Relevent files are compose.dir, locale.alias and locale.dir in /usr/X11R6/lib/X11/locale/. Here is an extract from locale.dir:
en_US.UTF-8/XLC_LOCALE: sh_YU.UTF-8 en_US.UTF-8/XLC_LOCALE: si_LK.UTF-8 en_US.UTF-8/XLC_LOCALE: sk_SK.UTF-8
Almost all the `complex' scripts are using OpenType fonts, an extension to Apple's Truetype font format.
For Sinhala GNU/Linux, we created an OpenType font using outlines from the Sinhala LaTeX project. These outlines were originally developed by Yannis Haralambous.
Pattern substitution was added to the font using FontForge (formerly known as PFAEdit). Basic glyphs were left at the Sinhala unicode code page, but ligatures (combinations) were added to the end of fonts without assigning code points (-1). Here is an example (`nu'):
GNU Network Object Model Environment (GNOME) is an application development framework. which is commonly known for it's desktop environment.
GNOME is built on top of the Gimp Toolkit (GTK), originally developed for the GNU Image Manipulation Program (GIMP).
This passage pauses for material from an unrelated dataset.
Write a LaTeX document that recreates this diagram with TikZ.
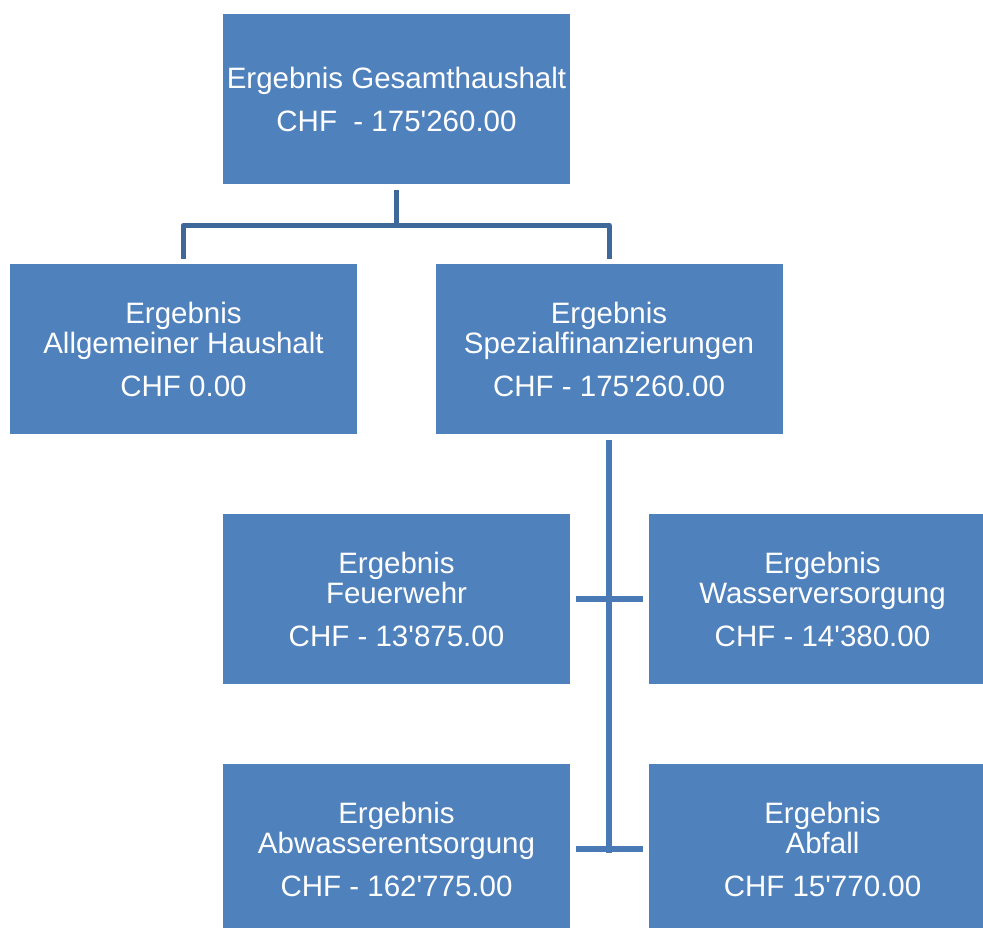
\documentclass[tikz,border=0pt]{standalone}
\usepackage{fontspec}
\setmainfont{Liberation Sans}
\usetikzlibrary{calc}
\definecolor{boxblue}{HTML}{4F81BD}
\definecolor{topline}{HTML}{3E6899}
\definecolor{spine}{HTML}{4A7AB6}
\newcommand{\apo}{\textquotesingle}
\tikzset{
  box/.style={fill=boxblue, draw=none, minimum width=347pt, minimum height=170pt,
    inner sep=0pt, text=white, align=center, font=\fontsize{29.5}{30}\selectfont},
  toplink/.style={draw=topline, line width=5pt, line join=round},
  lowlink/.style={draw=spine, line width=5.5pt}
}
\begin{document}
\begin{tikzpicture}[x=1pt,y=-1pt]
\clip (0,0) rectangle (983,928);
\fill[white] (0,0) rectangle (983,928);
\node[box] (top) at (396.5,99) {Ergebnis Gesamthaushalt\\[13pt]CHF\ \ - 175\apo260.00};
\node[box] (allg) at (183.5,349) {Ergebnis\\Allgemeiner Haushalt\\[13pt]CHF 0.00};
\node[box] (spez) at (609,349) {Ergebnis\\Spezialfinanzierungen\\[13pt]CHF - 175\apo260.00};
\node[box] (feuer) at (396.5,599) {Ergebnis\\Feuerwehr\\[13pt]CHF - 13\apo875.00};
\node[box] (wasser) at (822.5,599) {Ergebnis\\Wasserversorgung\\[13pt]CHF - 14\apo380.00};
\node[box] (abw) at (396.5,849) {Ergebnis\\Abwasserentsorgung\\[13pt]CHF - 162\apo775.00};
\node[box] (abf) at (822.5,849) {Ergebnis\\Abfall\\[13pt]CHF 15\apo770.00};
% top connector
\coordinate (ts) at ($(top.south)+(0,6)$);
\coordinate (tj) at ($(top.south)+(0,41)$);
\coordinate (as) at ($(allg.north)+(0,-5)$);
\coordinate (ss) at ($(spez.north)+(0,-5)$);
\path[toplink] (ts) -- (tj);
\path[toplink] (as) -- (as |- tj) -- (ss |- tj) -- (ss);
% lower spine
\coordinate (sb) at ($(spez.south)+(0,6)$);
\coordinate (se) at ($(spez.south)+(0,419)$);
\path[lowlink] (sb) -- (se);
\coordinate (fe) at ($(feuer.east)+(5.5,0)$);
\coordinate (we) at ($(wasser.west)+(-5.5,0)$);
\coordinate (ae) at ($(abw.east)+(5.5,0)$);
\coordinate (be) at ($(abf.west)+(-5.5,0)$);
\path[lowlink] (fe) -- (we);
\path[lowlink] (ae) -- (be);
\end{tikzpicture}
\end{document}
GTK / GNOME uses a library called Pango to `shape' strings, i.e., to converts strings encoded in different languages into sequences of glyphs (shapes) from fonts.
Original patch submitted to Pango simply added Sinhala into the indic OpenType rendering module. However, it tried to create conjuncts implicitly, even when ZWJ is not present. A fix was submitted and is available in Pango 1.8.1 onwards.
GTK supports `input method' modules, that can be selected by right clicking on any widget that does text input.